Upon awakening, I read his last text and thought it was strange since he started the communication. I wondered if it was some kind of test from someone I did know, but felt no need to respond or have the last word. Instead, I asked Spirit what the lesson was and what was He revealing to me about myself. What came up is presented below:
My most recent attachment is the determinant change factor in a series of repeat classes to learn the same lesson. I am not the same. No longer do I blindly trust, heart wide open, saying and giving too much without it being earned. I have finally learned to guard my heart and information. But, the learning comes with sadness, a heaviness that feels like a stone lodged in my heart. It *aches. Yet, I am still open and willing to trust as time progresses and the details of the precious, radiant gift that I am naturally unfolds through various modes of communication, time spent together and friendship development.
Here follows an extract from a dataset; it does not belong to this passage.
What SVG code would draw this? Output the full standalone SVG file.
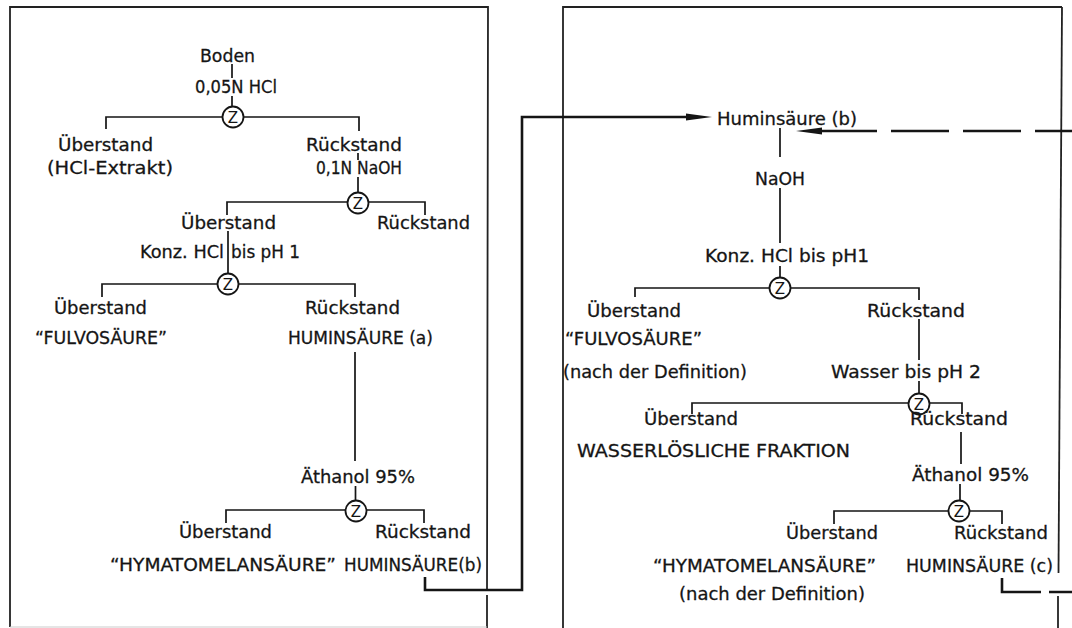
<svg xmlns="http://www.w3.org/2000/svg" xmlns:xlink="http://www.w3.org/1999/xlink" width="1072" height="628" viewBox="0 0 1072 628">
<style>
.t{font-family:"DejaVu Sans","Liberation Sans",sans-serif;font-size:18px;fill:#151515;stroke:#151515;stroke-width:0.3}
.zt{font-family:"DejaVu Sans","Liberation Sans",sans-serif;font-size:15px;fill:#151515;text-anchor:middle}
.ln{stroke:#151515;stroke-width:1.7;fill:none}
.box{stroke:#222;stroke-width:1.8;fill:none}
.cn{stroke:#151515;stroke-width:2.6;fill:none}
.zc{fill:#fff;stroke:#151515;stroke-width:1.8}
</style>
<defs>
<marker id="ah" markerUnits="userSpaceOnUse" viewBox="0 0 26 9" refX="0" refY="4.5" markerWidth="26" markerHeight="9" orient="auto">
<path d="M0,1 L26,4.5 L0,8 z" fill="#151515"/>
</marker>
<g id="zsym">
<circle class="zc" cx="0" cy="0" r="10.5"/>
<text class="zt" x="0" y="5.5">Z</text>
</g>
</defs>
<rect width="1072" height="628" fill="#fff"/>

<g id="panel-left">
<path class="box" d="M487,590 L488,7 H10 V627"/>
<path class="box" d="M487,595 V628"/>
<path d="M10,627 H487" stroke="#ccc" stroke-width="1.2" fill="none"/>
</g>
<g id="panel-right">
<path class="box" d="M1062,7 H563 V628"/>
<path class="box" d="M1062,7 L1058.5,573"/>
<path class="box" d="M1058,596 V628"/>
</g>

<g id="connectors">
<path class="ln" d="M232,64 V78 M232,96 V107"/>
<path class="ln" d="M106,129 V117 H359 V131 M358,153 V160 M358,177 V193"/>
<path class="ln" d="M227,215 V202 H425 V215"/>
<path class="ln" d="M228,231 V274"/>
<path class="ln" d="M102,297 V284 H355 V297"/>
<path class="ln" d="M355,352 V461 M355.5,486 V501"/>
<path class="ln" d="M226,523 V510 H424 V523"/>
<path class="ln" d="M780,128 V157 M780,188 V243 M780,266 V278"/>
<path class="ln" d="M635,297 V288 H919 V300 M919,319 V360 M919,381 V394"/>
<path class="ln" d="M692,414 V403 H962 V414"/>
<path class="ln" d="M961,432 V464 M960,484 V501"/>
<path class="ln" d="M834,524 V511 H1002 V524"/>
<path class="cn" d="M425,577 V590 H522 V117 H686" marker-end="url(#ah)"/>
<path class="cn" d="M1072,131 H822" stroke-dasharray="58 14" stroke-dashoffset="21" marker-end="url(#ah)"/>
<path class="cn" d="M1002,578 V592 H1072" stroke-dasharray="53 8"/>
</g>

<g id="separators">
<use xlink:href="#zsym" x="233" y="117"/>
<use xlink:href="#zsym" x="358" y="203"/>
<use xlink:href="#zsym" x="228" y="284"/>
<use xlink:href="#zsym" x="356" y="511"/>
<use xlink:href="#zsym" x="780" y="288"/>
<use xlink:href="#zsym" x="919" y="404"/>
<use xlink:href="#zsym" x="959" y="511"/>
</g>

<g id="node-boden"><text class="t" x="200" y="62" textLength="55" lengthAdjust="spacingAndGlyphs">Boden</text></g>
<g id="node-hcl"><text class="t" x="195" y="93" textLength="82" lengthAdjust="spacingAndGlyphs">0,05N HCl</text></g>
<g id="node-l-ueb1"><text class="t" x="58" y="151" textLength="95" lengthAdjust="spacingAndGlyphs">Überstand</text><text class="t" x="47" y="174" textLength="126" lengthAdjust="spacingAndGlyphs">(HCl-Extrakt)</text></g>
<g id="node-l-rue1"><text class="t" x="306" y="151" textLength="96" lengthAdjust="spacingAndGlyphs">Rückstand</text><text class="t" x="316" y="174" textLength="86" lengthAdjust="spacingAndGlyphs">0,1N NaOH</text></g>
<g id="node-l-ueb2"><text class="t" x="181" y="229" textLength="95" lengthAdjust="spacingAndGlyphs">Überstand</text><text class="t" x="140" y="258" textLength="84" lengthAdjust="spacingAndGlyphs">Konz. HCl</text><text class="t" x="231" y="258" textLength="69" lengthAdjust="spacingAndGlyphs">bis pH 1</text></g>
<g id="node-l-rue2"><text class="t" x="377" y="229" textLength="93" lengthAdjust="spacingAndGlyphs">Rückstand</text></g>
<g id="node-l-ueb3"><text class="t" x="54" y="314" textLength="93" lengthAdjust="spacingAndGlyphs">Überstand</text><text class="t" x="35" y="344" textLength="132" lengthAdjust="spacingAndGlyphs">“FULVOSÄURE”</text></g>
<g id="node-l-rue3"><text class="t" x="305" y="314" textLength="95" lengthAdjust="spacingAndGlyphs">Rückstand</text><text class="t" x="288" y="344" textLength="145" lengthAdjust="spacingAndGlyphs">HUMINSÄURE (a)</text></g>
<g id="node-l-eth"><text class="t" x="301" y="483" textLength="114" lengthAdjust="spacingAndGlyphs">Äthanol 95%</text></g>
<g id="node-l-ueb4"><text class="t" x="179" y="538" textLength="93" lengthAdjust="spacingAndGlyphs">Überstand</text><text class="t" x="110" y="571" textLength="226" lengthAdjust="spacingAndGlyphs">“HYMATOMELANSÄURE”</text></g>
<g id="node-l-rue4"><text class="t" x="375" y="538" textLength="96" lengthAdjust="spacingAndGlyphs">Rückstand</text><text class="t" x="344" y="571" textLength="138" lengthAdjust="spacingAndGlyphs">HUMINSÄURE(b)</text></g>

<g id="node-r-hb"><text class="t" x="717" y="125" textLength="140" lengthAdjust="spacingAndGlyphs">Huminsäure (b)</text></g>
<g id="node-r-naoh"><text class="t" x="755" y="185" textLength="50" lengthAdjust="spacingAndGlyphs">NaOH</text></g>
<g id="node-r-hcl"><text class="t" x="705" y="262" textLength="164" lengthAdjust="spacingAndGlyphs">Konz. HCl bis pH1</text></g>
<g id="node-r-ueb1"><text class="t" x="587" y="317" textLength="94" lengthAdjust="spacingAndGlyphs">Überstand</text><text class="t" x="565" y="345" textLength="137" lengthAdjust="spacingAndGlyphs">“FULVOSÄURE”</text><text class="t" x="563" y="378" textLength="184" lengthAdjust="spacingAndGlyphs">(nach der Definition)</text></g>
<g id="node-r-rue1"><text class="t" x="867" y="317" textLength="98" lengthAdjust="spacingAndGlyphs">Rückstand</text><text class="t" x="831" y="378" textLength="150" lengthAdjust="spacingAndGlyphs">Wasser bis pH 2</text></g>
<g id="node-r-ueb2"><text class="t" x="644" y="425" textLength="94" lengthAdjust="spacingAndGlyphs">Überstand</text><text class="t" x="577" y="457" textLength="273" lengthAdjust="spacingAndGlyphs">WASSERLÖSLICHE FRAKTION</text></g>
<g id="node-r-rue2"><text class="t" x="910" y="425" textLength="98" lengthAdjust="spacingAndGlyphs">Rückstand</text><text class="t" x="912" y="481" textLength="117" lengthAdjust="spacingAndGlyphs">Äthanol 95%</text></g>
<g id="node-r-ueb3"><text class="t" x="786" y="539" textLength="92" lengthAdjust="spacingAndGlyphs">Überstand</text><text class="t" x="653" y="572" textLength="223" lengthAdjust="spacingAndGlyphs">“HYMATOMELANSÄURE”</text><text class="t" x="679" y="600" textLength="186" lengthAdjust="spacingAndGlyphs">(nach der Definition)</text></g>
<g id="node-r-rue3"><text class="t" x="954" y="539" textLength="94" lengthAdjust="spacingAndGlyphs">Rückstand</text><text class="t" x="906" y="572" textLength="147" lengthAdjust="spacingAndGlyphs">HUMINSÄURE (c)</text></g>
</svg>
It doesn’t feel so good right now because I don’t remember doing it this way before. However, the way I’ve related in the past, always giving the benefit of the doubt and trusting until given a reason not to, has not served me well. So now, I must do it differently in order to preserve an open heart and manifest my deepest desires. I am not the same. But it’s ok and I’m ok. I will convert the negative aspects into positive energy and channel it for my good. I choose to be better and do better. I walk in the power of the LOVE that I AM and wait for the divine and ultimate relationship God has prepared for me. I experience the joy-filled love fest even now.
In this last day of my 7-day consecration, I surrender my heart and desires to God anew. I go forth in celebration, dressed in purple- my fire walk chosen color of power, royalty and FREEDOM!
NOTE: *The ache in my heart lifted during my Twin Hearts and Self-Pranic Healing Meditation . Write Here, Right Now: 30 Day Journaling Challenge day 9 complete. Thank you, God!